Pourtant, vous êtes notoirement féru de musique française…
Oui, j’aime beaucoup le répertoire français romantique. Mais je suis ouvert à d’autres univers, à commencer par le répertoire italien. J’ai beaucoup dirigé Cavalleria rusticana, par exemple. J’aime bien Rossini et ce qui suit, Verdi, tout Puccini et tout le répertoire français, bien sûr, Bizet, Gounod, Berlioz… Pour moi, Pelléas est un opéra vériste et Golaud est une espèce de monstre. J’aurais rêvé de le faire avec Roberto Alagna. Je suis certain que cet immense chanteur aurait amené quelque chose d’instinctif et d’animal à cette œuvre. Mais si j’aime le répertoire français, en particulier les Dialogues des carmélites, je fais moins d’œuvres contemporaines.
Vous ne cédez donc pas à la sirène des saisons où il faut du contemporain, voire de l’ultra contemporain ?
Je mets dans mes saisons des choses que je n’aime pas forcément. Je suis là pour le public. J’essaie d’offrir un maximum d’ouverture esthétique. Nous avons également des commandes d’opéras contemporains et je travaille avec des compositeurs que j’admire. Mais il faut une affinité très importante avec ce type de répertoire, aimer explorer et expérimenter. Il faut y croire à fond.
Comment vivez-vous l’ambiance de morosité actuelle ?

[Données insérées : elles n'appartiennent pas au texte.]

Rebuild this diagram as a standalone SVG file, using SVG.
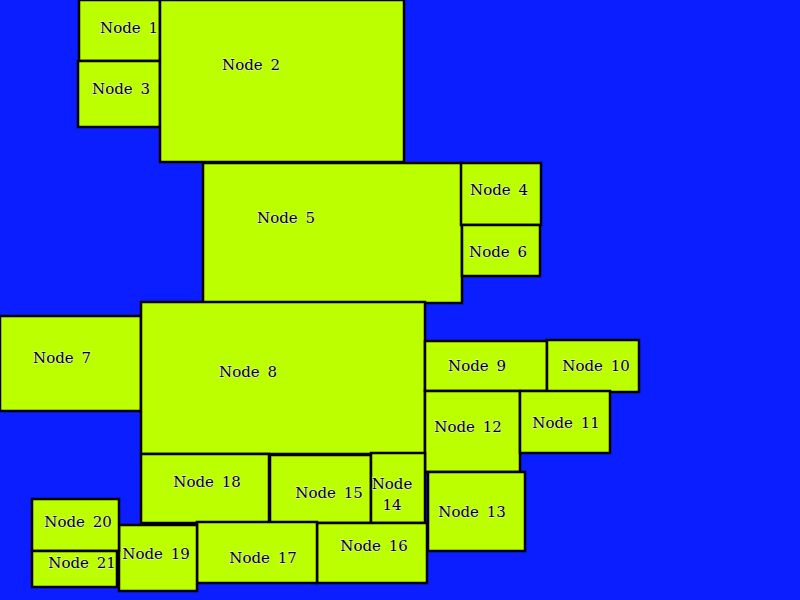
<svg xmlns="http://www.w3.org/2000/svg" width="800" height="600" viewBox="0 0 800 600">
<style>
.n rect{fill:#bbff00;stroke:#000;stroke-width:2.5}
.n text{font-family:"DejaVu Serif","Liberation Serif",serif;font-size:15px;fill:#000;text-anchor:middle;dominant-baseline:central;stroke:#f4f4f4;stroke-width:0.8;paint-order:stroke;word-spacing:3px}
</style>
<rect x="0" y="0" width="800" height="600" fill="#0a1eff"/>
<g id="connectors"/>
<g id="node1" class="n"><rect x="79" y="0" width="81" height="61"/><text x="129" y="28">Node 1</text></g>
<g id="node3" class="n"><rect x="78" y="61" width="82" height="66"/><text x="121" y="89">Node 3</text></g>
<g id="node2" class="n"><rect x="160" y="0" width="244" height="162"/><text x="251" y="65">Node 2</text></g>
<g id="node5" class="n"><rect x="203" y="163" width="259" height="140"/><text x="286" y="218">Node 5</text></g>
<g id="node4" class="n"><rect x="461" y="163" width="80" height="62"/><text x="499" y="190">Node 4</text></g>
<g id="node6" class="n"><rect x="462" y="225" width="78" height="51"/><text x="498" y="252">Node 6</text></g>
<g id="node7" class="n"><rect x="0" y="316" width="141" height="95"/><text x="62" y="358">Node 7</text></g>
<g id="node8" class="n"><rect x="141" y="302" width="284" height="152"/><text x="248" y="372">Node 8</text></g>
<g id="node9" class="n"><rect x="425" y="341" width="122" height="50"/><text x="477" y="366">Node 9</text></g>
<g id="node10" class="n"><rect x="547" y="340" width="92" height="52"/><text x="596" y="366">Node 10</text></g>
<g id="node12" class="n"><rect x="425" y="391" width="95" height="81"/><text x="468" y="427">Node 12</text></g>
<g id="node11" class="n"><rect x="520" y="391" width="90" height="62"/><text x="566" y="423">Node 11</text></g>
<g id="node13" class="n"><rect x="428" y="472" width="97" height="79"/><text x="472" y="512">Node 13</text></g>
<g id="node18" class="n"><rect x="141" y="454" width="128" height="69"/><text x="207" y="482">Node 18</text></g>
<g id="node15" class="n"><rect x="270" y="455" width="101" height="68"/><text x="329" y="493">Node 15</text></g>
<g id="node14" class="n"><rect x="371" y="453" width="54" height="70"/><text x="392" y="484">Node</text><text x="392" y="505">14</text></g>
<g id="node16" class="n"><rect x="317" y="523" width="110" height="60"/><text x="374" y="546">Node 16</text></g>
<g id="node17" class="n"><rect x="197" y="522" width="120" height="61"/><text x="263" y="558">Node 17</text></g>
<g id="node19" class="n"><rect x="119" y="525" width="78" height="66"/><text x="156" y="554">Node 19</text></g>
<g id="node20" class="n"><rect x="32" y="499" width="87" height="52"/><text x="78" y="522">Node 20</text></g>
<g id="node21" class="n"><rect x="32" y="551" width="85" height="36"/><text x="82" y="563">Node 21</text></g>
</svg>
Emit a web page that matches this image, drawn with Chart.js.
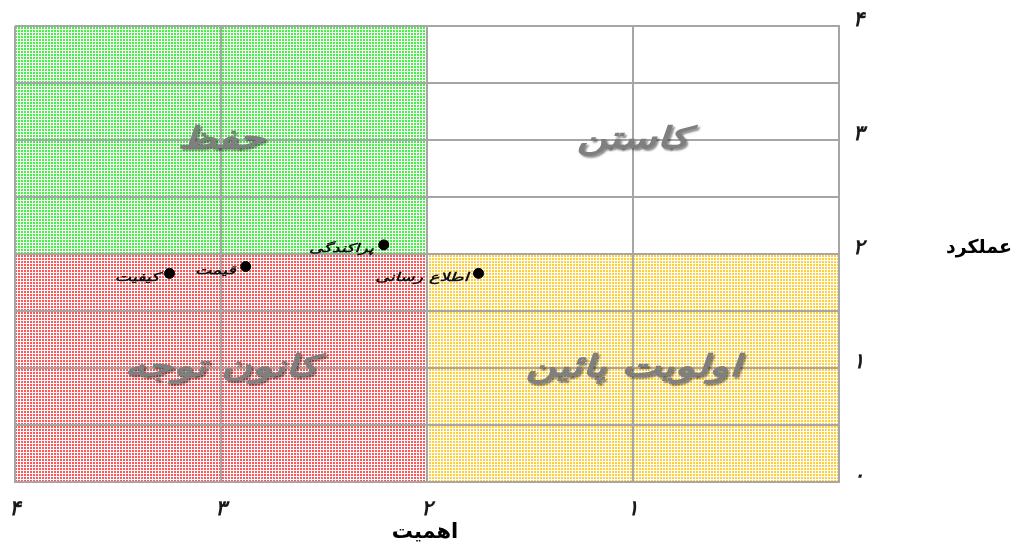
<!DOCTYPE html>
<html><head><meta charset="utf-8">
<script src="https://cdn.jsdelivr.net/npm/chart.js@4"></script>
<style>html,body{margin:0;padding:0;background:#fff}#wrap{width:1017px;height:544px}</style>
</head><body><div id="wrap"><canvas id="c" width="1017" height="544"></canvas></div>
<script>
// ---- data ----
const pointNames = ['پراکندگی', 'قیمت', 'کیفیت', 'اطلاع رسانی'];
const importance = [2.21, 2.88, 3.25, 1.75];
const performance = [2.08, 1.89, 1.83, 1.83];
const persianDigits = ['۰', '۱', '۲', '۳', '۴'];
const xTickLabels = ['', '۱', '۲', '۳', '۴'];
const quadrantNames = ['حفظ', 'کاستن', 'کانون توجه', 'اولویت پائین'];
const quadrantLabelX = [3, 1, 3, 1];
const quadrantLabelY = [3, 3, 1, 1];
const quadrantXFrom = [4, 2, 4, 2];
const quadrantXTo = [2, 0, 2, 0];
const quadrantYFrom = [4, 4, 2, 2];
const quadrantYTo = [2, 2, 0, 0];
const quadrantColors = ['#22f022', null, '#ff3a3a', '#ffc61a'];
const xTitle = 'اهمیت';
const yTitle = 'عملکرد';

function makePattern(ctx, color) {
  const t = document.createElement('canvas');
  t.width = 3; t.height = 3;
  const c = t.getContext('2d');
  c.fillStyle = '#ffffff'; c.fillRect(0, 0, 3, 3);
  c.globalAlpha = 0.85;
  c.fillStyle = color; c.fillRect(0, 0, 2, 2);
  return ctx.createPattern(t, 'repeat');
}

function wideText(ctx, text, px, py, sx) {
  ctx.save();
  ctx.translate(px, py);
  ctx.scale(sx, 1);
  ctx.fillText(text, 0, 0);
  ctx.restore();
}

const quadrantPlugin = {
  id: 'quadrants',
  beforeDraw(chart) {
    const { ctx, scales: { x, y } } = chart;
    ctx.save();
    for (let i = 0; i < quadrantNames.length; i++) {
      if (!quadrantColors[i]) continue;
      const x1 = x.getPixelForValue(quadrantXFrom[i]);
      const x2 = x.getPixelForValue(quadrantXTo[i]);
      const y1 = y.getPixelForValue(quadrantYFrom[i]);
      const y2 = y.getPixelForValue(quadrantYTo[i]);
      ctx.fillStyle = makePattern(ctx, quadrantColors[i]);
      ctx.fillRect(Math.min(x1, x2), Math.min(y1, y2), Math.abs(x2 - x1), Math.abs(y2 - y1));
    }
    ctx.restore();
  },
  afterDatasetsDraw(chart) {
    const { ctx, scales: { x, y } } = chart;
    ctx.save();
    // quadrant names
    ctx.font = 'italic bold 30px "DejaVu Sans"';
    ctx.textAlign = 'center';
    ctx.textBaseline = 'middle';
    for (let i = 0; i < quadrantNames.length; i++) {
      const px = x.getPixelForValue(quadrantLabelX[i]);
      const py = y.getPixelForValue(quadrantLabelY[i]);
      ctx.shadowColor = 'rgba(0,0,0,0.45)';
      ctx.shadowOffsetX = 2; ctx.shadowOffsetY = 2; ctx.shadowBlur = 2;
      ctx.fillStyle = '#7f7f7f';
      wideText(ctx, quadrantNames[i], px, py, 1.4);
    }
    ctx.shadowColor = 'transparent';
    // point labels
    ctx.font = 'italic bold 12px "DejaVu Sans"';
    ctx.textAlign = 'right';
    ctx.fillStyle = '#111111';
    for (let i = 0; i < pointNames.length; i++) {
      const px = x.getPixelForValue(importance[i]);
      const py = y.getPixelForValue(performance[i]);
      wideText(ctx, pointNames[i], px - 10, py + 4, 1.45);
    }
    // axis titles
    ctx.font = 'bold 21px "DejaVu Sans"';
    ctx.fillStyle = '#000000';
    ctx.textAlign = 'center';
    ctx.fillText(xTitle, 425, 533);
    ctx.font = 'bold 19px "DejaVu Sans"';
    ctx.fillText(yTitle, 979, 248);
    ctx.restore();
  }
};

const pts = importance.map((v, i) => ({ x: v, y: performance[i] }));

new Chart(document.getElementById('c'), {
  type: 'scatter',
  data: {
    datasets: [{
      data: pts,
      backgroundColor: '#000000',
      borderColor: '#000000',
      pointRadius: 5,
      pointHoverRadius: 5
    }]
  },
  options: {
    responsive: false,
    animation: false,
    devicePixelRatio: 1,
    layout: { padding: { left: 15, top: 26, right: 0, bottom: 0 } },
    plugins: { legend: { display: false }, tooltip: { enabled: false } },
    scales: {
      x: {
        type: 'linear',
        reverse: true,
        min: 0, max: 4,
        afterFit(s) { s.height = 62; s.paddingLeft = 0; s.paddingRight = 0; },
        border: { color: '#a6a6a6', width: 2 },
        grid: { color: '#a6a6a6', lineWidth: 2, drawTicks: false },
        ticks: {
          stepSize: 1,
          padding: 15,
          color: '#1a1a1a',
          font: { family: 'DejaVu Sans', size: 21, weight: 'bold', style: 'italic' },
          callback: v => xTickLabels[v]
        }
      },
      y: {
        type: 'linear',
        position: 'right',
        min: 0, max: 4,
        afterFit(s) { s.width = 178; s.paddingTop = 0; s.paddingBottom = 0; },
        border: { color: '#a6a6a6', width: 2 },
        grid: { color: '#a6a6a6', lineWidth: 2, drawTicks: false },
        ticks: {
          stepSize: 0.5,
          padding: 14,
          labelOffset: -5,
          color: '#1a1a1a',
          font: { family: 'DejaVu Sans', size: 21, weight: 'bold', style: 'italic' },
          callback: v => Number.isInteger(v) ? persianDigits[v] : ''
        }
      }
    }
  },
  plugins: [quadrantPlugin]
});
</script>
</body></html>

C’est une période de remise en question des institutions lyriques, de désaffection parfois de certains politiques. J’ai beaucoup de chance à Tours, je dois le dire ; le maire n’était pas forcément quelqu’un qui connaissait l’opéra. « Amenez le plus possible de gens voir ce qui se passe dans cette maison. Pour tout ce que vous mettrez en place dans l’optique d’avoir le meilleur niveau possible, vous aurez mon accord et mon soutien », m’a-t-il dit. Et c’est le cas ! Notre maire ne nous a pas baissé les subventions et les a même augmentées. L’un des directeurs du Met disait, dans les années 1970 : « Vous me dites toujours que ça coûte de l’argent, un opéra. Vous verrez ce qu’il en coûtera d’avoir une société sans culture. Le prix sera décuplé ». Et je pense que c’est vrai. En ce qui concerne la baisse des subventions dans les Pays de Loire, je n’en comprends pas la motivation : est-ce que c’est un projet de destruction, de l’ignorance, de la provocation, de la vengeance ? Je ne sais pas. Mais ce sont toutes de mauvaises raisons. En tout cas, il faut résister. Et la résistance passe par le fait de faire venir des gens.
Avez-vous peur ?
Je crois qu’il va y avoir autant de solutions et de dynamiques qu’il y a de régions, de communes, de directeurs, d’orchestres et d’institution locales. Par ailleurs, l’union fait la force. Il ne faut pas avoir peur.